• **A run of records**

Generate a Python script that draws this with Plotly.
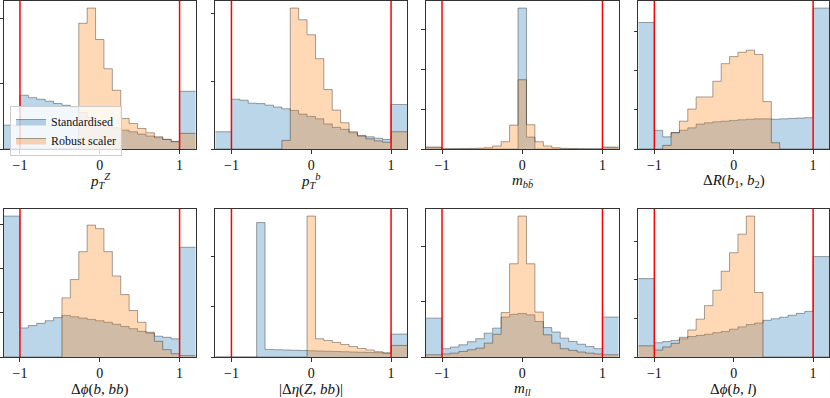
import numpy as np
import plotly.graph_objects as go

# Bin edges: underflow bin, 19 bins in [-1, 1], overflow bin
EDGES = [-1.25] + list(np.linspace(-1.0, 1.0, 20)) + [1.25]

LABELS = [
    "<i>p</i><sub><i>T</i></sub><sup><i>Z</i></sup>",
    "<i>p</i><sub><i>T</i></sub><sup><i>b</i></sup>",
    "<i>m</i><sub><i>bb̄</i></sub>",
    "Δ<i>R</i>(<i>b</i><sub>1</sub>, <i>b</i><sub>2</sub>)",
    "Δ<i>ϕ</i>(<i>b</i>, <i>bb</i>)",
    "|Δ<i>η</i>(<i>Z</i>, <i>bb</i>)|",
    "<i>m</i><sub><i>ll</i></sub>",
    "Δ<i>ϕ</i>(<i>b</i>, <i>l</i>)",
]
TICK_VALS = [-1, 0, 1]
TICK_TEXT = ["−1", "0", "1"]
SERIES_NAMES = ["Standardised", "Robust scaler"]

# heights: [underflow, 19 bins, overflow]
PTZ_STD = [0.367, 0.827, 0.79, 0.765, 0.735, 0.70, 0.673, 0.64, 0.56, 0.48, 0.41, 0.342, 0.327,
           0.29, 0.265, 0.23, 0.2, 0.173, 0.148, 0.117, 0.888]
PTZ_ROB = [0, 0, 0, 0, 0, 0, 0, 0, 1.934, 2.168, 1.684, 1.235, 0.903, 0.469, 0.393, 0.316,
           0.25, 0.189, 0.148, 0.112, 0.24]

PTB_STD = [0.255, 0.735, 0.72, 0.676, 0.67, 0.647, 0.62, 0.593, 0.569, 0.515, 0.48, 0.446, 0.37,
           0.32, 0.29, 0.24, 0.2, 0.18, 0.16, 0.14, 0.657]
PTB_ROB = [0, 0, 0, 0, 0, 0, 0, 0.127, 2.08, 1.907, 1.686, 1.333, 0.877, 0.574, 0.387, 0.255,
           0.19, 0.15, 0.12, 0.1, 0.255]

MBB_STD = [0.03, 0, 0, 0, 0, 0, 0, 0, 0, 0, 3.54, 0.3, 0, 0, 0, 0, 0, 0, 0, 0, 0.03]
MBB_ROB = [0.05, 0.005, 0.008, 0.01, 0.015, 0.02, 0.033, 0.075, 0.183, 0.6, 1.74, 0.61, 0.183,
           0.075, 0.033, 0.017, 0.012, 0.008, 0.006, 0.005, 0.05]

DRBB_STD = [3.23, 0.475, 0.31, 0.42, 0.48, 0.54, 0.636, 0.67, 0.695, 0.71, 0.73, 0.746, 0.76,
            0.77, 0.77, 0.76, 0.77, 0.78, 0.79, 0.8, 3.6]
DRBB_ROB = [0, 0, 0.093, 0.415, 0.71, 1.02, 1.33, 1.33, 1.73, 2.18, 2.36, 2.47, 2.525, 2.415,
            1.21, 0.16, 0, 0, 0, 0, 0]

DPHIBBB_STD = [3.185, 0.657, 0.71, 0.76, 0.82, 0.89, 0.94, 0.91, 0.88, 0.85, 0.82, 0.785, 0.74,
               0.69, 0.64, 0.58, 0.54, 0.47, 0.445, 0.41, 2.48]
DPHIBBB_ROB = [0, 0, 0, 0, 0, 0, 1.336, 1.75, 2.38, 2.98, 2.9, 2.38, 1.83, 1.41, 1.05, 0.785,
               0.56, 0.355, 0.166, 0.075, 0.03]

DETA_STD = [0, 0, 0, 0, 2.68, 0.15, 0.145, 0.14, 0.135, 0.13, 0.125, 0.12, 0.115, 0.11, 0.105,
            0.1, 0.095, 0.09, 0.085, 0.08, 0.457]
DETA_ROB = [0, 0, 0, 0, 0, 0, 0, 0, 0, 0, 2.81, 0.364, 0.33, 0.29, 0.25, 0.21, 0.17, 0.14,
            0.106, 0.08, 0.23]

MLL_STD = [0.70, 0.15, 0.18, 0.22, 0.275, 0.33, 0.43, 0.52, 0.72, 0.77, 0.785, 0.76, 0.64, 0.53,
           0.45, 0.34, 0.28, 0.23, 0.19, 0.15, 0.72]
MLL_ROB = [0.04, 0.055, 0.07, 0.1, 0.13, 0.16, 0.25, 0.41, 0.8, 1.68, 2.54, 1.68, 0.81, 0.4,
           0.25, 0.15, 0.12, 0.09, 0.07, 0.055, 0.04]

DPHIBL_STD = [2.03, 0.37, 0.4, 0.43, 0.47, 0.53, 0.56, 0.59, 0.63, 0.66, 0.72, 0.78, 0.84, 0.88,
              0.95, 0.99, 1.03, 1.08, 1.13, 1.18, 2.6]
DPHIBL_ROB = [0.29, 0.18, 0.26, 0.353, 0.51, 0.7, 0.98, 1.33, 1.73, 2.22, 2.7, 3.18, 3.65, 1.67,
              0, 0, 0, 0, 0, 0, 0]

PANELS = [
    (PTZ_STD, PTZ_ROB), (PTB_STD, PTB_ROB), (MBB_STD, MBB_ROB), (DRBB_STD, DRBB_ROB),
    (DPHIBBB_STD, DPHIBBB_ROB), (DETA_STD, DETA_ROB), (MLL_STD, MLL_ROB), (DPHIBL_STD, DPHIBL_ROB),
]

W, H = 830, 398
COL_PX = [(2, 194), (214, 406), (425, 618), (638, 829)]
ROW_PX = [(1, 149), (209, 357)]

FILLS = ["rgba(31,119,180,0.3)", "rgba(255,127,14,0.3)"]
EDGE = "rgba(0,0,0,0.35)"
AX = "#333333"
FONT = "Liberation Serif"

fig = go.Figure()
layout = {}
shapes = []
annotations = []

for i, (std, rob) in enumerate(PANELS):
    r, c = divmod(i, 4)
    n = "" if i == 0 else str(i + 1)
    xa, ya = "x" + n, "y" + n
    for j, h in enumerate([std, rob]):
        xs = [EDGES[0]] + list(EDGES)
        ys = [0] + list(h) + [0]
        fig.add_trace(go.Scatter(
            x=xs, y=ys, xaxis=xa, yaxis=ya, mode="lines",
            line=dict(shape="hv", color=EDGE, width=1),
            fill="tozeroy", fillcolor=FILLS[j],
            name=SERIES_NAMES[j],
            showlegend=(i == 0), hoverinfo="skip",
        ))
    ymax = 1.05 * max(max(std), max(rob))
    x0, x1 = COL_PX[c]
    y0, y1 = ROW_PX[r]
    layout["xaxis" + n] = dict(
        domain=[x0 / W, x1 / W], range=[-1.2, 1.2], anchor=ya,
        tickvals=TICK_VALS, ticktext=TICK_TEXT, ticks="outside", ticklen=3.5,
        tickcolor=AX, showline=True, linecolor=AX, linewidth=1, mirror=True,
        showgrid=False, zeroline=False, tickfont=dict(family=FONT, size=14, color="#111"),
    )
    layout["yaxis" + n] = dict(
        domain=[1 - y1 / H, 1 - y0 / H], range=[0, ymax], anchor=xa,
        tick0=0, dtick=1, ticks="outside", ticklen=3.5, tickcolor=AX,
        showticklabels=False, showline=True, linecolor=AX, linewidth=1, mirror=True,
        showgrid=False, zeroline=False,
    )
    for xv in (-1, 1):
        shapes.append(dict(type="line", xref=xa, yref=ya + " domain", x0=xv, x1=xv,
                           y0=0, y1=1, line=dict(color="red", width=1.5), layer="above"))
    annotations.append(dict(
        text=LABELS[i], xref=xa + " domain", yref=ya + " domain", x=0.5, y=0,
        xanchor="center", yanchor="middle", yshift=-32, showarrow=False,
        font=dict(family=FONT, size=15, color="#111"),
    ))

fig.update_layout(
    width=W, height=H, margin=dict(l=0, r=0, t=0, b=0),
    paper_bgcolor="white", plot_bgcolor="white",
    shapes=shapes, annotations=annotations,
    legend=dict(x=8 / W, y=1 - 106 / H, xanchor="left", yanchor="top",
                bgcolor="rgba(255,255,255,0.8)", bordercolor="#cccccc", borderwidth=1,
                font=dict(family=FONT, size=12, color="#111"), tracegroupgap=0,
                itemwidth=30),
    **layout,
)

fig.write_html("out.html", config={"displayModeBar": False},
               post_script="document.body.style.margin='0px';document.body.style.padding='0px';")
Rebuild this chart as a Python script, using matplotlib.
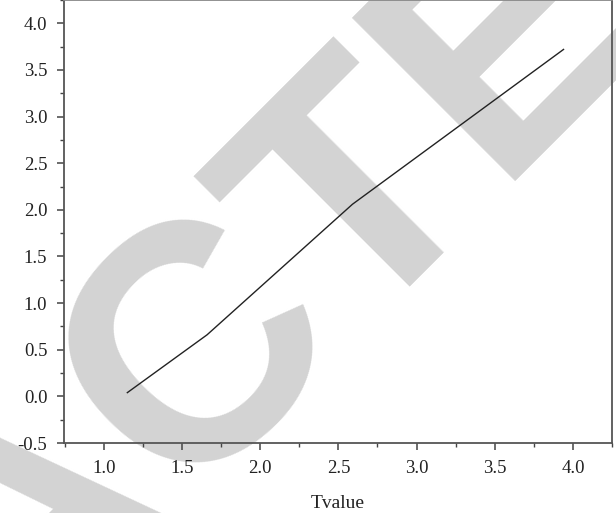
import matplotlib
matplotlib.use("Agg")
from matplotlib import pyplot as plt
from matplotlib.ticker import MultipleLocator

plt.rcParams["axes.unicode_minus"] = False

# values
tvalue = [1.15, 1.66, 2.59, 3.94]
curve = [0.04, 0.66, 2.06, 3.72]
xticks = [1.0, 1.5, 2.0, 2.5, 3.0, 3.5, 4.0]
yticks = [-0.5, 0.0, 0.5, 1.0, 1.5, 2.0, 2.5, 3.0, 3.5, 4.0]
stamp = "RETRACTED"

fig = plt.figure(figsize=(6.16, 5.13), dpi=100)
fig.patch.set_facecolor("white")
ax = fig.add_axes([64 / 616, 1 - 443 / 513, 548 / 616, 443 / 513])
ax.patch.set_alpha(0)

# grey stamp behind the plot
fig.text(30 / 616, 1 - 522 / 513, stamp, rotation=45, rotation_mode="anchor",
         ha="center", va="center", color="#d3d3d3", fontsize=242, fontweight="bold",
         family=["Liberation Sans Narrow", "Liberation Sans"], zorder=-5)

ax.plot(tvalue, curve, color="#222222", lw=1.0)

ax.set_xlim(0.745, 4.25)
ax.set_ylim(-0.5, 4.25)
ax.set_xticks(xticks)
ax.set_yticks(yticks)
ax.set_xticklabels([f"{v:.1f}" for v in xticks])
ax.set_yticklabels([f"{v:.1f}" for v in yticks])
ax.xaxis.set_minor_locator(MultipleLocator(0.25))
ax.yaxis.set_minor_locator(MultipleLocator(0.25))

serif = ["Liberation Serif", "DejaVu Serif"]
for lab in ax.get_xticklabels() + ax.get_yticklabels():
    lab.set_family(serif)
    lab.set_fontsize(13.5)
    lab.set_color("#222222")
ax.tick_params(which="major", direction="out", length=5, width=1.1, color="#444444")
ax.tick_params(which="minor", direction="out", length=3, width=1.0, color="#444444")
ax.tick_params(axis="y", which="major", pad=7)
ax.tick_params(axis="x", which="major", pad=7)

for s in ax.spines.values():
    s.set_color("#555555")
    s.set_linewidth(1.3)
ax.spines["top"].set_color("#888888")

ax.set_xlabel("Tvalue", family=serif, fontsize=14, color="#222222", labelpad=13)

fig.savefig("out.png", dpi=100)
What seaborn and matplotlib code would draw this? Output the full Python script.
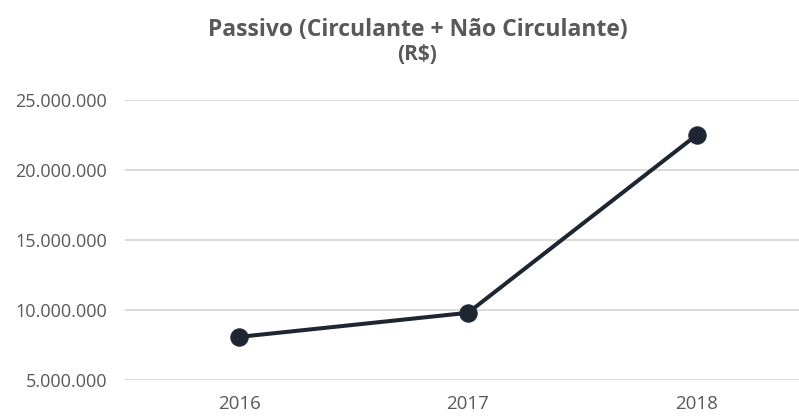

• **What to do**
Search the lines above for the string "matplotlib", then show every one that has it.

• **Answer to this problem**
Rebuild this chart as a Python script, using matplotlib.
import matplotlib
matplotlib.use("Agg")
from matplotlib import pyplot as plt
from matplotlib.ticker import MultipleLocator
What seaborn and matplotlib code would draw this? Output the full Python script.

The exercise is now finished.